Given instruction
Strip the pictures and reproduce the rest of the listing exactly.

Information supplied

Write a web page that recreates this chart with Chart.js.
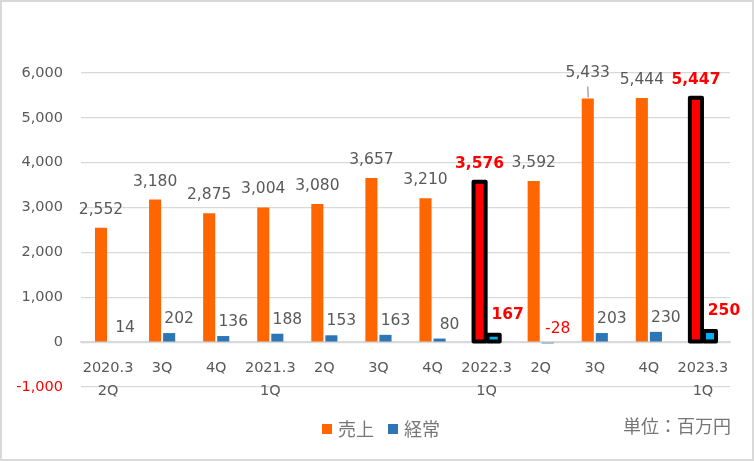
<!DOCTYPE html>
<html lang="ja">
<head>
<meta charset="UTF-8">
<title>売上・経常</title>
<script src="https://cdn.jsdelivr.net/npm/chart.js@4"></script>
<style>
  html, body { margin: 0; padding: 0; background: #fff; }
  canvas { display: block; }
</style>
</head>
<body>
<canvas id="salesChart" width="754" height="461"></canvas>
<script>
// データ
const categories = [
  ['2020.3', '2Q'], '3Q', '4Q', ['2021.3', '1Q'], '2Q', '3Q', '4Q',
  ['2022.3', '1Q'], '2Q', '3Q', '4Q', ['2023.3', '1Q']
];
const sales = [2552, 3180, 2875, 3004, 3080, 3657, 3210, 3576, 3592, 5433, 5444, 5447];
const ordinary = [14, 202, 136, 188, 153, 163, 80, 167, -28, 203, 230, 250];
const highlighted = [7, 11];
const seriesNames = ['売上', '経常'];
const unitText = '単位：百万円';

const FONT = '"DejaVu Sans", "Noto Sans CJK JP", sans-serif';
const JP_FONT = '"Noto Sans CJK JP", sans-serif';
const GRAY = '#595959';
const ORANGE = '#FF6600';
const BLUE = '#2E75B6';

function isHi(i) {
  return highlighted.includes(i);
}

function fmt(v) {
  return v.toLocaleString('en-US');
}

// 背景と外枠
const framePlugin = {
  id: 'frame',
  beforeDraw(chart) {
    const ctx = chart.ctx;
    ctx.save();
    ctx.fillStyle = '#fff';
    ctx.fillRect(0, 0, chart.width, chart.height);
    ctx.strokeStyle = '#d9d9d9';
    ctx.lineWidth = 2;
    ctx.strokeRect(1, 1, chart.width - 2, chart.height - 2);
    ctx.restore();
  }
};

// 強調枠・データラベル・凡例
const labelPlugin = {
  id: 'labels',
  afterDatasetsDraw(chart) {
    const ctx = chart.ctx;
    ctx.save();

    // 強調バーの黒枠
    chart.data.datasets.forEach((ds, di) => {
      const meta = chart.getDatasetMeta(di);
      meta.data.forEach((bar, i) => {
        if (!isHi(i)) return;
        const p = bar.getProps(['x', 'y', 'base', 'width'], true);
        const top = Math.min(p.y, p.base);
        const h = Math.abs(p.base - p.y);
        ctx.strokeStyle = '#000';
        ctx.lineWidth = 4;
        ctx.lineJoin = 'round';
        ctx.strokeRect(p.x - p.width / 2, top, p.width, h);
      });
    });

    ctx.textAlign = 'center';
    ctx.textBaseline = 'middle';

    // 売上ラベル
    const m0 = chart.getDatasetMeta(0);
    m0.data.forEach((bar, i) => {
      const v = sales[i];
      const hi = isHi(i);
      ctx.font = (hi ? 'bold ' : '') + '15.5px ' + FONT;
      ctx.fillStyle = hi ? '#FF0000' : GRAY;
      let ly = bar.y - 18;
      if (i === 9) {
        // 引き出し線付き
        ly = bar.y - 25;
        ctx.strokeStyle = '#a6a6a6';
        ctx.lineWidth = 1.5;
        ctx.beginPath();
        ctx.moveTo(bar.x, ly + 13);
        ctx.lineTo(bar.x + 0.5, bar.y - 1);
        ctx.stroke();
      }
      ctx.fillText(fmt(v), bar.x, ly);
    });

    // 経常ラベル
    const m1 = chart.getDatasetMeta(1);
    m1.data.forEach((bar, i) => {
      const v = ordinary[i];
      const hi = isHi(i);
      ctx.font = (hi ? 'bold ' : '') + '15.5px ' + FONT;
      ctx.fillStyle = (hi || v < 0) ? '#FF0000' : GRAY;
      const top = Math.min(bar.y, bar.base);
      ctx.fillText(fmt(v), bar.x + (hi ? 14 : 10), top - (hi ? 20 : 14));
    });

    // 凡例
    ctx.font = '18px ' + JP_FONT;
    ctx.textAlign = 'left';
    const ly = 429;
    ctx.fillStyle = ORANGE;
    ctx.fillRect(322, ly - 5, 10, 10);
    ctx.fillStyle = '#767676';
    ctx.fillText(seriesNames[0], 338, ly);
    ctx.fillStyle = BLUE;
    ctx.fillRect(388, ly - 5, 10, 10);
    ctx.fillStyle = '#767676';
    ctx.fillText(seriesNames[1], 404, ly);

    ctx.textAlign = 'right';
    ctx.fillText(unitText, 731, 426);

    ctx.restore();
  }
};

const ctx = document.getElementById('salesChart');

new Chart(ctx, {
  type: 'bar',
  data: {
    labels: categories,
    datasets: [
      {
        label: seriesNames[0],
        data: sales,
        backgroundColor: sales.map((v, i) => isHi(i) ? '#FF0000' : ORANGE),
        borderWidth: 0,
        categoryPercentage: 0.52,
        barPercentage: 0.86
      },
      {
        label: seriesNames[1],
        data: ordinary,
        backgroundColor: ordinary.map((v, i) => isHi(i) ? '#00B0F0' : BLUE),
        borderWidth: 0,
        categoryPercentage: 0.52,
        barPercentage: 0.86
      }
    ]
  },
  options: {
    responsive: false,
    devicePixelRatio: 1,
    animation: false,
    layout: {
      padding: { top: 73, right: 24, bottom: 74, left: 0 }
    },
    plugins: {
      legend: { display: false },
      tooltip: { enabled: false }
    },
    scales: {
      x: {
        position: { y: 0 },
        grid: { display: false, drawTicks: false },
        border: { display: true, color: '#d9d9d9', width: 1.5 },
        ticks: {
          color: GRAY,
          font: { family: FONT, size: 14.5, lineHeight: 1.62 },
          padding: 14,
          maxRotation: 0,
          autoSkip: false
        }
      },
      y: {
        min: -1000,
        max: 6000,
        afterFit(scale) {
          scale.width = 81;
        },
        grid: { color: '#d9d9d9', lineWidth: 1.2, drawTicks: false },
        border: { display: false },
        ticks: {
          stepSize: 1000,
          padding: 18,
          font: { family: FONT, size: 14.5 },
          color: (c) => c.tick && c.tick.value < 0 ? '#FF0000' : GRAY,
          callback: (v) => fmt(v)
        }
      }
    }
  },
  plugins: [framePlugin, labelPlugin]
});
</script>
</body>
</html>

The output
Write a web page that recreates this chart with Chart.js.
<!DOCTYPE html>
<html lang="ja">
<head>
<meta charset="UTF-8">
<title>売上・経常</title>
<script src="https://cdn.jsdelivr.net/npm/chart.js@4"></script>
<style>
  html, body { margin: 0; padding: 0; background: #fff; }
  canvas { display: block; }
</style>
</head>
<body>
<canvas id="salesChart" width="754" height="461"></canvas>
<script>
// データ
const categories = [
  ['2020.3', '2Q'], '3Q', '4Q', ['2021.3', '1Q'], '2Q', '3Q', '4Q',
  ['2022.3', '1Q'], '2Q', '3Q', '4Q', ['2023.3', '1Q']
];
const sales = [2552, 3180, 2875, 3004, 3080, 3657, 3210, 3576, 3592, 5433, 5444, 5447];
const ordinary = [14, 202, 136, 188, 153, 163, 80, 167, -28, 203, 230, 250];
const highlighted = [7, 11];
const seriesNames = ['売上', '経常'];
const unitText = '単位：百万円';

const FONT = '"DejaVu Sans", "Noto Sans CJK JP", sans-serif';
const JP_FONT = '"Noto Sans CJK JP", sans-serif';
const GRAY = '#595959';
const ORANGE = '#FF6600';
const BLUE = '#2E75B6';

function isHi(i) {
  return highlighted.includes(i);
}

function fmt(v) {
  return v.toLocaleString('en-US');
}

// 背景と外枠
const framePlugin = {
  id: 'frame',
  beforeDraw(chart) {
    const ctx = chart.ctx;
    ctx.save();
    ctx.fillStyle = '#fff';
    ctx.fillRect(0, 0, chart.width, chart.height);
    ctx.strokeStyle = '#d9d9d9';
    ctx.lineWidth = 2;
    ctx.strokeRect(1, 1, chart.width - 2, chart.height - 2);
    ctx.restore();
  }
};

// 強調枠・データラベル・凡例
const labelPlugin = {
  id: 'labels',
  afterDatasetsDraw(chart) {
    const ctx = chart.ctx;
    ctx.save();

    // 強調バーの黒枠
    chart.data.datasets.forEach((ds, di) => {
      const meta = chart.getDatasetMeta(di);
      meta.data.forEach((bar, i) => {
        if (!isHi(i)) return;
        const p = bar.getProps(['x', 'y', 'base', 'width'], true);
        const top = Math.min(p.y, p.base);
        const h = Math.abs(p.base - p.y);
        ctx.strokeStyle = '#000';
        ctx.lineWidth = 4;
        ctx.lineJoin = 'round';
        ctx.strokeRect(p.x - p.width / 2, top, p.width, h);
      });
    });

    ctx.textAlign = 'center';
    ctx.textBaseline = 'middle';

    // 売上ラベル
    const m0 = chart.getDatasetMeta(0);
    m0.data.forEach((bar, i) => {
      const v = sales[i];
      const hi = isHi(i);
      ctx.font = (hi ? 'bold ' : '') + '15.5px ' + FONT;
      ctx.fillStyle = hi ? '#FF0000' : GRAY;
      let ly = bar.y - 18;
      if (i === 9) {
        // 引き出し線付き
        ly = bar.y - 25;
        ctx.strokeStyle = '#a6a6a6';
        ctx.lineWidth = 1.5;
        ctx.beginPath();
        ctx.moveTo(bar.x, ly + 13);
        ctx.lineTo(bar.x + 0.5, bar.y - 1);
        ctx.stroke();
      }
      ctx.fillText(fmt(v), bar.x, ly);
    });

    // 経常ラベル
    const m1 = chart.getDatasetMeta(1);
    m1.data.forEach((bar, i) => {
      const v = ordinary[i];
      const hi = isHi(i);
      ctx.font = (hi ? 'bold ' : '') + '15.5px ' + FONT;
      ctx.fillStyle = (hi || v < 0) ? '#FF0000' : GRAY;
      const top = Math.min(bar.y, bar.base);
      ctx.fillText(fmt(v), bar.x + (hi ? 14 : 10), top - (hi ? 20 : 14));
    });

    // 凡例
    ctx.font = '18px ' + JP_FONT;
    ctx.textAlign = 'left';
    const ly = 429;
    ctx.fillStyle = ORANGE;
    ctx.fillRect(322, ly - 5, 10, 10);
    ctx.fillStyle = '#767676';
    ctx.fillText(seriesNames[0], 338, ly);
    ctx.fillStyle = BLUE;
    ctx.fillRect(388, ly - 5, 10, 10);
    ctx.fillStyle = '#767676';
    ctx.fillText(seriesNames[1], 404, ly);

    ctx.textAlign = 'right';
    ctx.fillText(unitText, 731, 426);

    ctx.restore();
  }
};

const ctx = document.getElementById('salesChart');

new Chart(ctx, {
  type: 'bar',
  data: {
    labels: categories,
    datasets: [
      {
        label: seriesNames[0],
        data: sales,
        backgroundColor: sales.map((v, i) => isHi(i) ? '#FF0000' : ORANGE),
        borderWidth: 0,
        categoryPercentage: 0.52,
        barPercentage: 0.86
      },
      {
        label: seriesNames[1],
        data: ordinary,
        backgroundColor: ordinary.map((v, i) => isHi(i) ? '#00B0F0' : BLUE),
        borderWidth: 0,
        categoryPercentage: 0.52,
        barPercentage: 0.86
      }
    ]
  },
  options: {
    responsive: false,
    devicePixelRatio: 1,
    animation: false,
    layout: {
      padding: { top: 73, right: 24, bottom: 74, left: 0 }
    },
    plugins: {
      legend: { display: false },
      tooltip: { enabled: false }
    },
    scales: {
      x: {
        position: { y: 0 },
        grid: { display: false, drawTicks: false },
        border: { display: true, color: '#d9d9d9', width: 1.5 },
        ticks: {
          color: GRAY,
          font: { family: FONT, size: 14.5, lineHeight: 1.62 },
          padding: 14,
          maxRotation: 0,
          autoSkip: false
        }
      },
      y: {
        min: -1000,
        max: 6000,
        afterFit(scale) {
          scale.width = 81;
        },
        grid: { color: '#d9d9d9', lineWidth: 1.2, drawTicks: false },
        border: { display: false },
        ticks: {
          stepSize: 1000,
          padding: 18,
          font: { family: FONT, size: 14.5 },
          color: (c) => c.tick && c.tick.value < 0 ? '#FF0000' : GRAY,
          callback: (v) => fmt(v)
        }
      }
    }
  },
  plugins: [framePlugin, labelPlugin]
});
</script>
</body>
</html>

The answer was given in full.